Quote the listing in full, exactly as given, minus any pictures.
---+---
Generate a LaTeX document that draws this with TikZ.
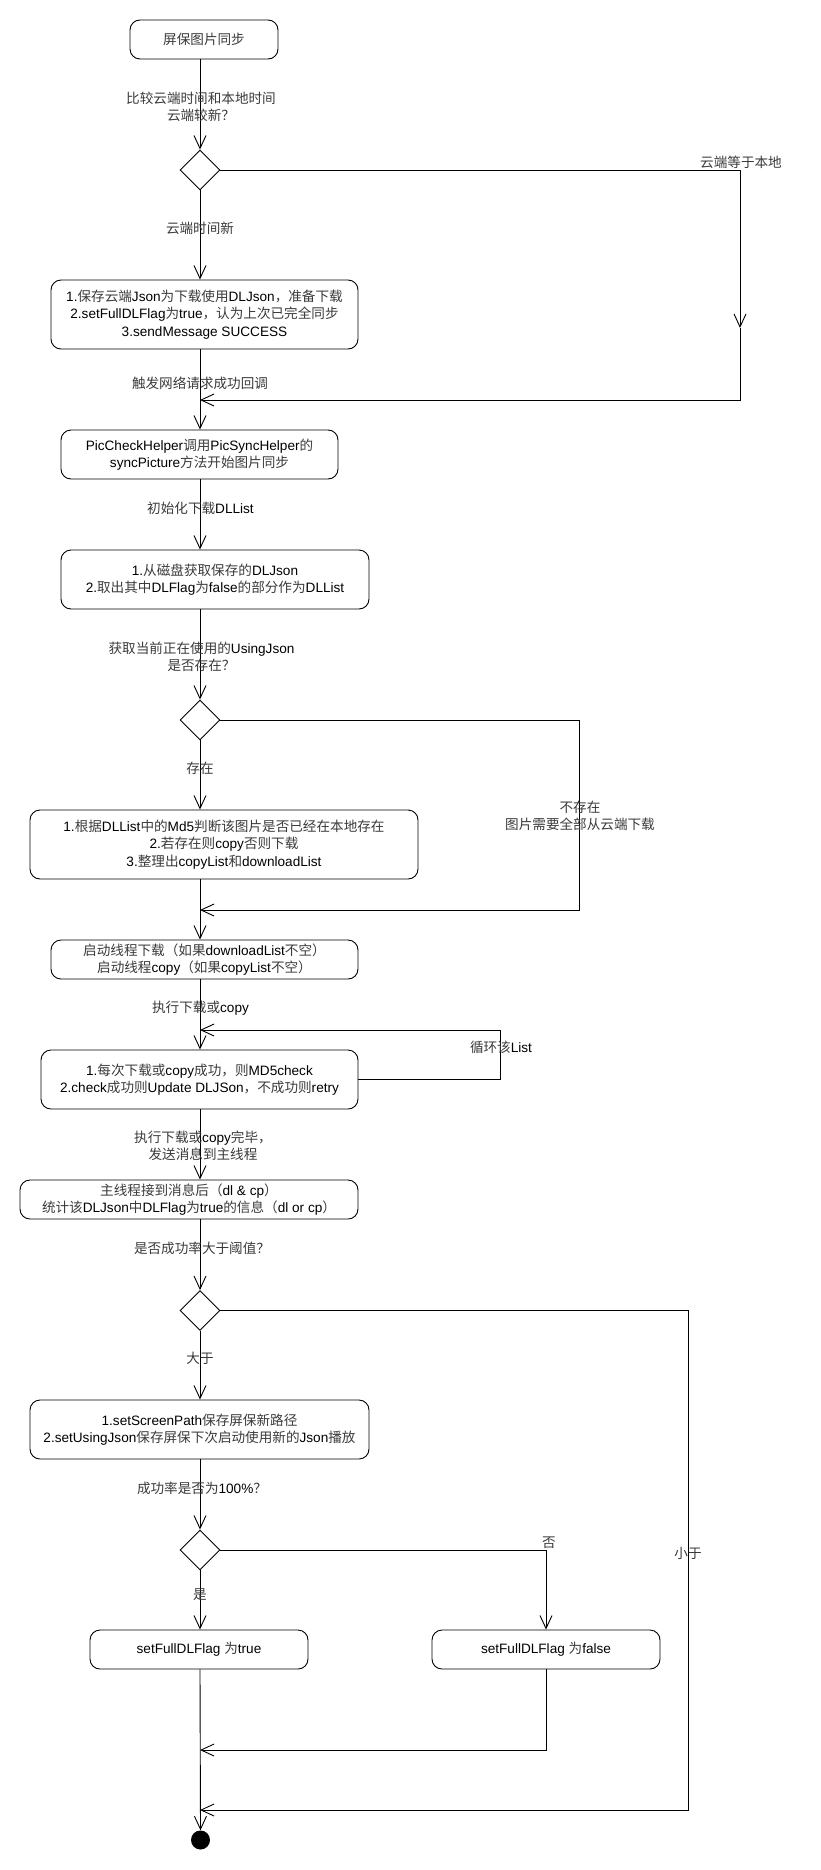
\documentclass[tikz,border=0pt]{standalone}
\usepackage{fontspec}
\usepackage{tikz}
\usetikzlibrary{shapes.geometric, arrows.meta}
\setmainfont{Liberation Sans}
\newfontfamily\latinfont{Liberation Sans}
\newfontfamily\cjkfont[Color=3A3A3A]{Noto Sans CJK SC}
%% switch fonts between Latin and Chinese characters
\XeTeXinterchartokenstate=1
\newXeTeXintercharclass\cjkclass
\newcount\cjkcode
\cjkcode="3000
\loop\ifnum\cjkcode<"A000
  \XeTeXcharclass\cjkcode=\cjkclass
  \advance\cjkcode by 1
\repeat
\cjkcode="FF00
\loop\ifnum\cjkcode<"FFF0
  \XeTeXcharclass\cjkcode=\cjkclass
  \advance\cjkcode by 1
\repeat
\XeTeXinterchartoks 0 \cjkclass={\cjkfont}
\XeTeXinterchartoks 4095 \cjkclass={\cjkfont}
\XeTeXinterchartoks \cjkclass 0={\latinfont}
\XeTeXinterchartoks \cjkclass 4095={\latinfont}
\tikzset{
  act/.style={rectangle, rounded corners=10pt, draw=black, line width=0.9pt,
              align=center, inner sep=0pt, font=\fontsize{13.6}{17.5}\selectfont},
  cond/.style={diamond, draw=black, line width=0.9pt, minimum width=40pt,
               minimum height=40pt, inner sep=0pt},
  lbl/.style={align=center, inner sep=0pt, font=\fontsize{13.6}{17.5}\selectfont},
  flow/.style={-{Straight Barb[length=13pt,width=12pt]}, line width=0.9pt},
}
\begin{document}
\begin{tikzpicture}[x=1pt, y=-1pt]
  \useasboundingbox (0,0) rectangle (820,1870);
  \coordinate (axis) at (200,0);

  %% === Actions and decisions ===
  \node[act, minimum width=148pt, minimum height=39pt] (b0) at (204,39.5) {屏保图片同步};
  \node[cond] (d1) at (200,170) {};
  \node[act, minimum width=307pt, minimum height=69pt] (b1) at (204.5,314.5)
        {1.保存云端Json为下载使用DLJson，准备下载\\2.setFullDLFlag为true，认为上次已完全同步\\3.sendMessage SUCCESS};
  \node[act, minimum width=277pt, minimum height=49pt] (b2) at (199.5,454.5)
        {PicCheckHelper调用PicSyncHelper的\\syncPicture方法开始图片同步};
  \node[act, minimum width=308pt, minimum height=59pt] (b3) at (215,579.5)
        {1.从磁盘获取保存的DLJson\\2.取出其中DLFlag为false的部分作为DLList};
  \node[cond] (d2) at (200,720) {};
  \node[act, minimum width=388pt, minimum height=69pt] (b4) at (224,844.5)
        {1.根据DLList中的Md5判断该图片是否已经在本地存在\\2.若存在则copy否则下载\\3.整理出copyList和downloadList};
  \node[act, minimum width=307pt, minimum height=39pt] (b5) at (204.5,959.5)
        {启动线程下载（如果downloadList不空）\\启动线程copy（如果copyList不空）};
  \node[act, minimum width=317pt, minimum height=59pt] (b6) at (199.5,1079.5)
        {1.每次下载或copy成功，则MD5check\\2.check成功则Update DLJSon，不成功则retry};
  \node[act, minimum width=338pt, minimum height=39pt] (b7) at (189,1199.5)
        {主线程接到消息后（dl \& cp）\\统计该DLJson中DLFlag为true的信息（dl or cp）};
  \node[cond] (d3) at (200,1310.5) {};
  \node[act, minimum width=339pt, minimum height=59pt] (b8) at (199.5,1429.5)
        {1.setScreenPath保存屏保新路径\\2.setUsingJson保存屏保下次启动使用新的Json播放};
  \node[cond] (d4) at (200,1550) {};
  \node[act, minimum width=218pt, minimum height=39pt] (b9) at (199,1649.5) {setFullDLFlag 为true};
  \node[act, minimum width=228pt, minimum height=39pt] (b10) at (546,1649.5) {setFullDLFlag 为false};
  \node[circle, fill=black, minimum size=19pt, inner sep=0pt] (end) at (200.5,1840) {};

  %% === Join points ===
  \coordinate (j1) at (740,328);
  \coordinate (m1) at (200,400);
  \coordinate (k2) at (579,910);
  \coordinate (m2) at (200,910);
  \coordinate (lp) at (500,1030);
  \coordinate (m3) at (200,1030);
  \coordinate (m4) at (200,1750);
  \coordinate (k3) at (688,1810);
  \coordinate (m5) at (200,1810);

  %% === Main column ===
  \draw[flow] (b0.south -| axis) -- (d1.north);
  \draw[flow] (d1.south) -- (b1.north -| axis);
  \draw[flow] (b1.south -| axis) -- (b2.north -| axis);
  \draw[flow] (b2.south -| axis) -- (b3.north -| axis);
  \draw[flow] (b3.south -| axis) -- (d2.north);
  \draw[flow] (d2.south) -- (b4.north -| axis);
  \draw[flow] (b4.south -| axis) -- (b5.north -| axis);
  \draw[flow] (b5.south -| axis) -- (b6.north -| axis);
  \draw[flow] (b6.south -| axis) -- (b7.north -| axis);
  \draw[flow] (b7.south -| axis) -- (d3.north);
  \draw[flow] (d3.south) -- (b8.north -| axis);
  \draw[flow] (b8.south -| axis) -- (d4.north);
  \draw[flow] (d4.south) -- (b9.north -| axis);
  \draw[flow] (b9.south -| axis) -- (end.north);

  %% === Side branches ===
  \draw[flow] (d1.east) -| (j1);
  \draw[flow] (j1) |- (m1);
  \draw[flow] (d2.east) -| (k2) -- (m2);
  \draw[flow] (b6.east) -| (lp) -- (m3);   % retry loop
  \draw[flow] (d3.east) -| (k3) -- (m5);
  \draw[flow] (d4.east) -| (b10.north);
  \draw[flow] (b10.south) |- (m4);

  %% === Connector labels ===
  \node[lbl] (l1) at (201,107) {比较云端时间和本地时间\\云端较新？};
  \node[lbl] (l2) at (200,228) {云端时间新};
  \node[lbl] (l3) at (741,162) {云端等于本地};
  \node[lbl] (l4) at (200,383) {触发网络请求成功回调};
  \node[lbl] (l5) at (200.5,508) {初始化下载DLList};
  \node[lbl] (l6) at (201.5,657) {获取当前正在使用的UsingJson\\是否存在？};
  \node[lbl] (l7) at (200,768) {存在};
  \node[lbl] (l8) at (580,816) {不存在\\图片需要全部从云端下载};
  \node[lbl] (l9) at (200.5,1008) {执行下载或copy};
  \node[lbl] (l10) at (501,1047) {循环该List};
  \node[lbl] (l11) at (203,1146) {执行下载或copy完毕，\\发送消息到主线程};
  \node[lbl] (l12) at (202,1248) {是否成功率大于阈值？};
  \node[lbl] (l13) at (200,1358) {大于};
  \node[lbl] (l14) at (688,1553) {小于};
  \node[lbl] (l15) at (202,1488) {成功率是否为100\%？};
  \node[lbl] (l16) at (200,1595) {是};
  \node[lbl] (l17) at (549,1543) {否};
\end{tikzpicture}
\end{document}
---+---
TASK RESULT:
Generate a LaTeX document that draws this with TikZ.
\documentclass[tikz,border=0pt]{standalone}
\usepackage{fontspec}
\usepackage{tikz}
\usetikzlibrary{shapes.geometric, arrows.meta}
\setmainfont{Liberation Sans}
\newfontfamily\latinfont{Liberation Sans}
\newfontfamily\cjkfont[Color=3A3A3A]{Noto Sans CJK SC}
%% switch fonts between Latin and Chinese characters
\XeTeXinterchartokenstate=1
\newXeTeXintercharclass\cjkclass
\newcount\cjkcode
\cjkcode="3000
\loop\ifnum\cjkcode<"A000
  \XeTeXcharclass\cjkcode=\cjkclass
  \advance\cjkcode by 1
\repeat
\cjkcode="FF00
\loop\ifnum\cjkcode<"FFF0
  \XeTeXcharclass\cjkcode=\cjkclass
  \advance\cjkcode by 1
\repeat
\XeTeXinterchartoks 0 \cjkclass={\cjkfont}
\XeTeXinterchartoks 4095 \cjkclass={\cjkfont}
\XeTeXinterchartoks \cjkclass 0={\latinfont}
\XeTeXinterchartoks \cjkclass 4095={\latinfont}
\tikzset{
  act/.style={rectangle, rounded corners=10pt, draw=black, line width=0.9pt,
              align=center, inner sep=0pt, font=\fontsize{13.6}{17.5}\selectfont},
  cond/.style={diamond, draw=black, line width=0.9pt, minimum width=40pt,
               minimum height=40pt, inner sep=0pt},
  lbl/.style={align=center, inner sep=0pt, font=\fontsize{13.6}{17.5}\selectfont},
  flow/.style={-{Straight Barb[length=13pt,width=12pt]}, line width=0.9pt},
}
\begin{document}
\begin{tikzpicture}[x=1pt, y=-1pt]
  \useasboundingbox (0,0) rectangle (820,1870);
  \coordinate (axis) at (200,0);

  %% === Actions and decisions ===
  \node[act, minimum width=148pt, minimum height=39pt] (b0) at (204,39.5) {屏保图片同步};
  \node[cond] (d1) at (200,170) {};
  \node[act, minimum width=307pt, minimum height=69pt] (b1) at (204.5,314.5)
        {1.保存云端Json为下载使用DLJson，准备下载\\2.setFullDLFlag为true，认为上次已完全同步\\3.sendMessage SUCCESS};
  \node[act, minimum width=277pt, minimum height=49pt] (b2) at (199.5,454.5)
        {PicCheckHelper调用PicSyncHelper的\\syncPicture方法开始图片同步};
  \node[act, minimum width=308pt, minimum height=59pt] (b3) at (215,579.5)
        {1.从磁盘获取保存的DLJson\\2.取出其中DLFlag为false的部分作为DLList};
  \node[cond] (d2) at (200,720) {};
  \node[act, minimum width=388pt, minimum height=69pt] (b4) at (224,844.5)
        {1.根据DLList中的Md5判断该图片是否已经在本地存在\\2.若存在则copy否则下载\\3.整理出copyList和downloadList};
  \node[act, minimum width=307pt, minimum height=39pt] (b5) at (204.5,959.5)
        {启动线程下载（如果downloadList不空）\\启动线程copy（如果copyList不空）};
  \node[act, minimum width=317pt, minimum height=59pt] (b6) at (199.5,1079.5)
        {1.每次下载或copy成功，则MD5check\\2.check成功则Update DLJSon，不成功则retry};
  \node[act, minimum width=338pt, minimum height=39pt] (b7) at (189,1199.5)
        {主线程接到消息后（dl \& cp）\\统计该DLJson中DLFlag为true的信息（dl or cp）};
  \node[cond] (d3) at (200,1310.5) {};
  \node[act, minimum width=339pt, minimum height=59pt] (b8) at (199.5,1429.5)
        {1.setScreenPath保存屏保新路径\\2.setUsingJson保存屏保下次启动使用新的Json播放};
  \node[cond] (d4) at (200,1550) {};
  \node[act, minimum width=218pt, minimum height=39pt] (b9) at (199,1649.5) {setFullDLFlag 为true};
  \node[act, minimum width=228pt, minimum height=39pt] (b10) at (546,1649.5) {setFullDLFlag 为false};
  \node[circle, fill=black, minimum size=19pt, inner sep=0pt] (end) at (200.5,1840) {};

  %% === Join points ===
  \coordinate (j1) at (740,328);
  \coordinate (m1) at (200,400);
  \coordinate (k2) at (579,910);
  \coordinate (m2) at (200,910);
  \coordinate (lp) at (500,1030);
  \coordinate (m3) at (200,1030);
  \coordinate (m4) at (200,1750);
  \coordinate (k3) at (688,1810);
  \coordinate (m5) at (200,1810);

  %% === Main column ===
  \draw[flow] (b0.south -| axis) -- (d1.north);
  \draw[flow] (d1.south) -- (b1.north -| axis);
  \draw[flow] (b1.south -| axis) -- (b2.north -| axis);
  \draw[flow] (b2.south -| axis) -- (b3.north -| axis);
  \draw[flow] (b3.south -| axis) -- (d2.north);
  \draw[flow] (d2.south) -- (b4.north -| axis);
  \draw[flow] (b4.south -| axis) -- (b5.north -| axis);
  \draw[flow] (b5.south -| axis) -- (b6.north -| axis);
  \draw[flow] (b6.south -| axis) -- (b7.north -| axis);
  \draw[flow] (b7.south -| axis) -- (d3.north);
  \draw[flow] (d3.south) -- (b8.north -| axis);
  \draw[flow] (b8.south -| axis) -- (d4.north);
  \draw[flow] (d4.south) -- (b9.north -| axis);
  \draw[flow] (b9.south -| axis) -- (end.north);

  %% === Side branches ===
  \draw[flow] (d1.east) -| (j1);
  \draw[flow] (j1) |- (m1);
  \draw[flow] (d2.east) -| (k2) -- (m2);
  \draw[flow] (b6.east) -| (lp) -- (m3);   % retry loop
  \draw[flow] (d3.east) -| (k3) -- (m5);
  \draw[flow] (d4.east) -| (b10.north);
  \draw[flow] (b10.south) |- (m4);

  %% === Connector labels ===
  \node[lbl] (l1) at (201,107) {比较云端时间和本地时间\\云端较新？};
  \node[lbl] (l2) at (200,228) {云端时间新};
  \node[lbl] (l3) at (741,162) {云端等于本地};
  \node[lbl] (l4) at (200,383) {触发网络请求成功回调};
  \node[lbl] (l5) at (200.5,508) {初始化下载DLList};
  \node[lbl] (l6) at (201.5,657) {获取当前正在使用的UsingJson\\是否存在？};
  \node[lbl] (l7) at (200,768) {存在};
  \node[lbl] (l8) at (580,816) {不存在\\图片需要全部从云端下载};
  \node[lbl] (l9) at (200.5,1008) {执行下载或copy};
  \node[lbl] (l10) at (501,1047) {循环该List};
  \node[lbl] (l11) at (203,1146) {执行下载或copy完毕，\\发送消息到主线程};
  \node[lbl] (l12) at (202,1248) {是否成功率大于阈值？};
  \node[lbl] (l13) at (200,1358) {大于};
  \node[lbl] (l14) at (688,1553) {小于};
  \node[lbl] (l15) at (202,1488) {成功率是否为100\%？};
  \node[lbl] (l16) at (200,1595) {是};
  \node[lbl] (l17) at (549,1543) {否};
\end{tikzpicture}
\end{document}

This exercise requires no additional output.